* _Work required_:
The lines to extract run from the first line of the material below to the line containing "-12425, -8016, -9331]", both included; leave the pictures behind.

* _Data extract_:
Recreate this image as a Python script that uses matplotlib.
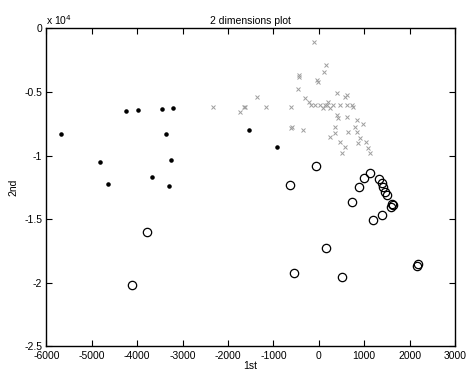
import numpy as np
import matplotlib
matplotlib.use('Agg')
from matplotlib import pyplot as plt
from matplotlib.ticker import FuncFormatter

# 数据
dots_x = [-5683, -4238, -3987, -3445, -3203, -3370, -4824, -3247, -4641, -3678, -3304, -1529, -925]
dots_y = [-8307, -6496, -6417, -6362, -6284, -8283, -10512, -10378, -12220, -11693, -12425, -8016, -9331]

circ_x = [-53, -632, 154, -551, -3789, -4106, 513, 740, 1189, 1401, 2159, 2194,
          1615, 1643, 881, 1004, 1137, 1335, 1388, 1423, 1460, 1498, 1593]
circ_y = [-10850, -12299, -17283, -19197, -16047, -20173, -19543, -13638, -15055, -14709, -18701, -18488,
          -13819, -13921, -12457, -11795, -11354, -11874, -12189, -12504, -12850, -13134, -14079]

cross_x = [-97, 161, 123, -44, -22, -441, -434, -463, -1366, -2322, -1623, -1645, -1733, -1167,
           -617, -302, -220, -176, -81, 29, 139, 211, 176, 322, 469, 617, 727, 101, 249,
           396, 617, 579, 762, 432, 617, 359, 800, 837, 249, 652, 910, 396, 469, 579, 507,
           872, 1093, 1130, -617, -339, -595, 359, 837, 1040, 980]
cross_y = [-1039, -2874, -3449, -4055, -4236, -3661, -3795, -4787, -5370, -6157, -6157, -6205, -6551, -6157,
           -6157, -5496, -5764, -5984, -5984, -5984, -5984, -5764, -5984, -5984, -5984, -5984, -5984, -6283, -6283,
           -5055, -5236, -5370, -6157, -7071, -6945, -7732, -7732, -8126, -8520, -8126, -8646, -6811, -8913, -9307, -9827,
           -9040, -9433, -9827, -7858, -7992, -7732, -8252, -7205, -8900, -7500]

plt.rcParams['font.family'] = ['Liberation Sans', 'DejaVu Sans']
plt.rcParams['axes.unicode_minus'] = False

fig = plt.figure(figsize=(4.66, 3.74), dpi=100, facecolor='white')
ax = fig.add_axes([0.0994, 0.0741, 0.877, 0.8497])

ax.plot(cross_x, cross_y, 'x', color='0.62', markersize=3.5, markeredgewidth=0.7)
ax.plot(dots_x, dots_y, '.', color='black', markersize=4.5)
ax.plot(circ_x, circ_y, 'o', markerfacecolor='none', markeredgecolor='black', markersize=6, markeredgewidth=0.9)

ax.set_xlim(-6000, 3000)
ax.set_ylim(-25000, 0)
ax.set_xticks(np.arange(-6000, 3001, 1000))
ax.set_yticks(np.arange(-25000, 1, 5000))
ax.yaxis.set_major_formatter(FuncFormatter(lambda v, p: '%g' % (v / 1e4)))
ax.tick_params(direction='in', top=True, right=True, labelsize=7.5, length=4, width=0.8, pad=3.5)
ax.tick_params(axis='y', pad=3)
for s in ax.spines.values():
    s.set_linewidth(1.0)

ax.text(0.0, 1.005, 'x 10$^4$', transform=ax.transAxes, fontsize=7.5, ha='left', va='bottom')
ax.set_title('2 dimensions plot', fontsize=7.5, pad=3)
ax.set_xlabel('1st', fontsize=7.5, labelpad=0)
ax.set_ylabel('2nd', fontsize=7.5, labelpad=4)

plt.savefig('out.png', dpi=100)
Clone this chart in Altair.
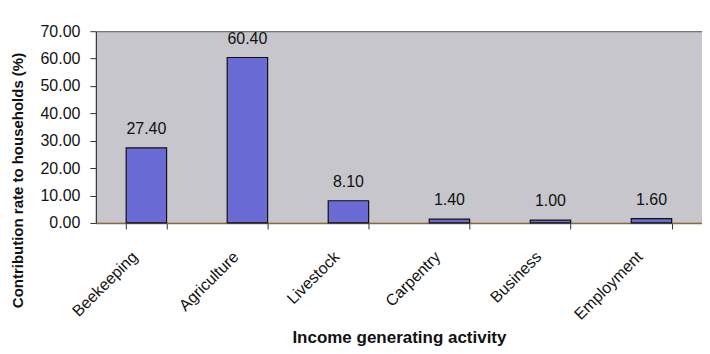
import altair as alt
import pandas as pd

activities = ["Beekeeping", "Agriculture", "Livestock", "Carpentry", "Business", "Employment"]
rates = [27.40, 60.40, 8.10, 1.40, 1.00, 1.60]
y_ticks = [0, 10, 20, 30, 40, 50, 60, 70]

df = pd.DataFrame({"activity": activities, "rate": rates})

FONT = "Liberation Sans"

x = alt.X(
    "activity:N",
    sort=activities,
    scale=alt.Scale(paddingInner=0.6, paddingOuter=0.3),
    axis=alt.Axis(
        title="Income generating activity",
        titleFont=FONT, titleFontSize=17, titleFontWeight="bold", titleColor="#111",
        titleY=115, titleBaseline="middle",
        labelAngle=-45, labelAlign="right", labelBaseline="middle",
        labelFont=FONT, labelFontSize=16, labelColor="#111", labelPadding=25, labelOffset=-12,
        tickBand="extent", tickSize=6, tickColor="#333",
        domainColor="#8a6a3a", domainWidth=1.5,
    ),
)
y = alt.Y(
    "rate:Q",
    scale=alt.Scale(domain=[0, 70], nice=False),
    axis=alt.Axis(
        title="Contribution rate to households (%)",
        titleFont=FONT, titleFontSize=15, titleFontWeight="bold", titleColor="#111",
        titleX=-78, titleY=149, titleAlign="center", titleBaseline="middle", titleAngle=270,
        values=y_ticks, format=".2f", labelOverlap=False,
        labelFont=FONT, labelFontSize=16, labelColor="#111", labelPadding=10,
        tickSize=6, tickColor="#333", domainColor="#333", grid=False,
    ),
)

base = alt.Chart(df).encode(x=x, y=y)
bars = base.mark_bar(color="#6b6bd6", stroke="#111", strokeWidth=1.2)
labels = base.mark_text(
    font=FONT, fontSize=16, color="#111", baseline="middle", dy=-19
).encode(text=alt.Text("rate:Q", format=".2f"))

chart = (bars + labels).properties(
    width=607, height=192,
    autosize=alt.AutoSizeParams(type="none"),
    padding={"left": 88, "top": 23, "right": 0, "bottom": 123},
    background="white",
).configure_view(fill="#c6c6cc", stroke="#555", strokeWidth=1)

chart.save("out.html", embed_options={"renderer": "svg", "actions": False})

* _Reply to the task_:
Recreate this image as a Python script that uses matplotlib.
import numpy as np
import matplotlib
matplotlib.use('Agg')
from matplotlib import pyplot as plt
from matplotlib.ticker import FuncFormatter

# 数据
dots_x = [-5683, -4238, -3987, -3445, -3203, -3370, -4824, -3247, -4641, -3678, -3304, -1529, -925]
dots_y = [-8307, -6496, -6417, -6362, -6284, -8283, -10512, -10378, -12220, -11693, -12425, -8016, -9331]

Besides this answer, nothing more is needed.